In its latest salvo in the battle for platform dominance on specialized devices, Microsoft has released its newest Windows Embedded operating system to developers.
At its Tech-Ed North America Developer Conference in Orlando, Fla., Microsoft Wednesday announced the availability of Windows Embedded Standard in preview or beta form, and said it will be rolled out to the market-at-large in the fourth quarter of 2008.
Embedded Standard takes its place in a line of operating systems designed to run on a range of devices that continue to get smaller and more specialized for particular uses and locations. This current release — which is designed for thin clients and point-of-service computers such as kiosks in retail stores — represents the newest version of what previously was called “Windows XP Embedded.”
Bridge to the Enterprise
Microsoft is focusing on two trends with this release, John Doyle, Windows Embedded Standard senior product manager, told TechNewsWorld.
Enterprises now require their specialized devices to access information buried deep within the IT infrastructure of the organization, he noted. Thus, the operating system on those devices must be compatible with their more fully featured counterparts running on enterprise servers.
In addition, users of thin clients and point-of-service computers continue to seek rich functionality, such as multimedia features and browser-agnostic viewing. For example, a shopper in a music store might wish to browse the selection of recordings on a kiosk and then listen to some but watch the videos for others.
Based on such consumer behavior, a music distributor might choose to change a store’s inventory, targeting the prospective buyers who actually show up there.
Reframing the Embedded Line
Windows Standard falls into the first of two groups of products in the Embedded line, as Microsoft has newly framed it, noted Doyle. Along with Windows Standard in the first group is the former Windows CE, renamed “Windows Compact.”
The second group includes Windows Embedded Enterprise and Microsoft’s about-to-grow line of operating systems designed to run on devices in specific vertical industries. One version already has been rolled out to the point-of-sale segment in the retail industry. Another will be announced in the near future, Doyle said.
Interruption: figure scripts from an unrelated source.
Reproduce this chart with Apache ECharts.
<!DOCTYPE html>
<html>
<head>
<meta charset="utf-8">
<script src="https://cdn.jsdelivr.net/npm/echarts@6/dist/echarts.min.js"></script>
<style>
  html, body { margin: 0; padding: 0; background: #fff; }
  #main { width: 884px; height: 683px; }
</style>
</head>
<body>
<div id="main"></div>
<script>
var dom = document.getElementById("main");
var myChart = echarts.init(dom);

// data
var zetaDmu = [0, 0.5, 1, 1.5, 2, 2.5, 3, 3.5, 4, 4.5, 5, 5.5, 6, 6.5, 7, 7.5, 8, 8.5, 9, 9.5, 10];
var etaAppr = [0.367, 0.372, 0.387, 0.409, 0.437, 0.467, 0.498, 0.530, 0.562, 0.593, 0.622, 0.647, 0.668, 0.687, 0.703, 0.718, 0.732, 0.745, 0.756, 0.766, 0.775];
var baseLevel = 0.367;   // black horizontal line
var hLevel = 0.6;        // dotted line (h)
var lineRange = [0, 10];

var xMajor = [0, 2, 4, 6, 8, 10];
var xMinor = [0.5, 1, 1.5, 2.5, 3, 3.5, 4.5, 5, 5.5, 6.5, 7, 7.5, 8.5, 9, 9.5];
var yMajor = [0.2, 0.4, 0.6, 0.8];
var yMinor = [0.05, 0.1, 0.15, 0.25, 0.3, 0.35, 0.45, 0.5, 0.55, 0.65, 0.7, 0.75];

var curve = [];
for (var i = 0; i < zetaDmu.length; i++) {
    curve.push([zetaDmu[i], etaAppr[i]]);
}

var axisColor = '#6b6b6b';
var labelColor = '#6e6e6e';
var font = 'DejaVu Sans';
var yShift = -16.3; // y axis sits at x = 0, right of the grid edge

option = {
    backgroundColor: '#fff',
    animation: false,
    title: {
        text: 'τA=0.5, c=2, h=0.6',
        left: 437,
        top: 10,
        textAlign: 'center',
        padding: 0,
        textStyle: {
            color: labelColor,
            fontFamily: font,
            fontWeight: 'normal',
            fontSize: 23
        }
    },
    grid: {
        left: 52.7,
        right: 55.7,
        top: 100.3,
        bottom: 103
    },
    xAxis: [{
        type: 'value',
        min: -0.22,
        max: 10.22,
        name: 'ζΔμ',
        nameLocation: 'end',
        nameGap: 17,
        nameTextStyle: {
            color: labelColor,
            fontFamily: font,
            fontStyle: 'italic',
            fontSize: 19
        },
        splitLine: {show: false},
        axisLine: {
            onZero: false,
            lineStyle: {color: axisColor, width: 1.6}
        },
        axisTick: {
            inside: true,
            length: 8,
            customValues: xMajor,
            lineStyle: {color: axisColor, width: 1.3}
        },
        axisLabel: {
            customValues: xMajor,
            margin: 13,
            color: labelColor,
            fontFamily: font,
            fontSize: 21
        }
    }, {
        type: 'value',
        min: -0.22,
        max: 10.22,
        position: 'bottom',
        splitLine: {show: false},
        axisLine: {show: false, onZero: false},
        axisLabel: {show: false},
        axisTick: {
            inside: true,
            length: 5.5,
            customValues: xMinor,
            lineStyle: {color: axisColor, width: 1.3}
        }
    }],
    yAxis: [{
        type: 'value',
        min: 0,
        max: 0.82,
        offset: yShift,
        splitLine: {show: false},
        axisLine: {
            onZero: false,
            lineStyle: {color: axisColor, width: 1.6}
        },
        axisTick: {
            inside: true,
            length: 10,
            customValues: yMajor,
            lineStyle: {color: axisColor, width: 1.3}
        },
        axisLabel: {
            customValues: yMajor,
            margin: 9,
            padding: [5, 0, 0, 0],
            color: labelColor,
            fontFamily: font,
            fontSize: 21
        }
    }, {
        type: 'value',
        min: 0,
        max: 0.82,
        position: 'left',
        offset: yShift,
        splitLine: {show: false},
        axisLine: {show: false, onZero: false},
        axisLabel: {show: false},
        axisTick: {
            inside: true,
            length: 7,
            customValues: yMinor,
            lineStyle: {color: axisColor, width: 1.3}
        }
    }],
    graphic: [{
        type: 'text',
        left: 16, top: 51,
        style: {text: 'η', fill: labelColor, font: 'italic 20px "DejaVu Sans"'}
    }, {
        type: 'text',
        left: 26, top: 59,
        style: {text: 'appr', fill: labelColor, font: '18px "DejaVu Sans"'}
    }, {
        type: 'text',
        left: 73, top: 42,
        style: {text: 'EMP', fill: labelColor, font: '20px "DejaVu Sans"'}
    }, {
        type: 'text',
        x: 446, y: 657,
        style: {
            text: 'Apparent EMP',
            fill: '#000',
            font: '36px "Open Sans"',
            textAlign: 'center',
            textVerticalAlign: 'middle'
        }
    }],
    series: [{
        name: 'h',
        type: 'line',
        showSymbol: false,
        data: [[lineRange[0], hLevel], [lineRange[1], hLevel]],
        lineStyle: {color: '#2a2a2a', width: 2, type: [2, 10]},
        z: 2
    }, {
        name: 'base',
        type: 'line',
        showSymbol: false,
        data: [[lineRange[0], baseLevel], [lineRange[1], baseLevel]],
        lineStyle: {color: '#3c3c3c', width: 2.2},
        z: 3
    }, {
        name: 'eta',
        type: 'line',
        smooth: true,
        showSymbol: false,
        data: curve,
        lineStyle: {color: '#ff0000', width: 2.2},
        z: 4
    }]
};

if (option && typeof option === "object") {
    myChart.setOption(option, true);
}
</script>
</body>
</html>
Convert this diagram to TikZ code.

Perhaps the most-touted enhancement in Windows Embedded Standard is support for Microsoft Silverlight, the company’s newest plug-in. Silverlight, which Microsoft says is intended for a wide range of browsers, not just Internet Explorer, will display streaming video and animation. It will also support rich Internet applications (RIAs) rolling out on newer-generation sites.
Windows Embedded Standard includes Windows Media Player 11, Microsoft .Net Framework 3.5, and Internet Explorer 7, which puts it squarely in line with previous releases. Remote Desktop Protocol 6.1 and Network Access Protection are included to make the operating system compatible with Windows Vista.